I think this is due to the vertical sync option being turned on or being left to the application, which could be by default sync on. The vertical sync forces the frames to come out as your display refreshes frames, this avoid image tearing but forces the graphics card to output just a single frame per monitor refresh which is usually set at 60Hz, so in a second, that is in a 1000 ms, you can have at most 60 frames, so a single frame will take 1000/60 = (roughly) 16 ms.
I must add here that the buffer swaps are usually fast, if your buffer object isn’t huge, in fact if you’re using CUDA interoperability with OpenGL, you must be mapping and unmapping the buffer object and copying things to it from a CUDA array (or whatever) and that takes more time than the buffer swap.
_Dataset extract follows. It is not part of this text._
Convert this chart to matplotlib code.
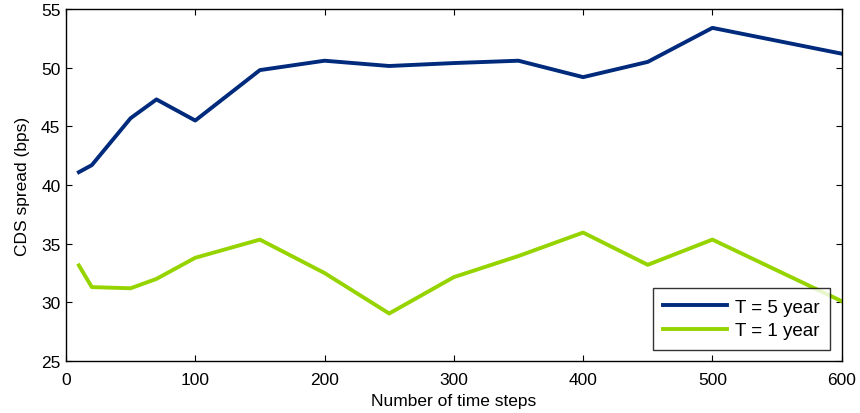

The vertical sync is apparently applied at that stage to make the swap wait until the right time is reached.
The cost to worry about perhaps is the cost of mapping and unmapping and the actual copy operation. I do not know how much asynchronous the copy operation can be, with cudaMemcpy or a kernel launched on another stream, because it has to be “wrapped” around the mapping and unmapping phases, and these would require the operations to be finished. I am yet to experiment with shuffled calls so I don’t know if its possible. One thing to do is to skip frames to display, so a condition around the entire ‘map copy unmap’ stage would pass every other OpenGL loop iteration, you would cut the cost in half with some little loss of continuity, shouldn’t be too bad in general.
You can turn the vertical sync off from the Nvidia controls, somewhere around the bottom of the 3d options list. Can’t say exactly where I am not currently on an Nvidia machine.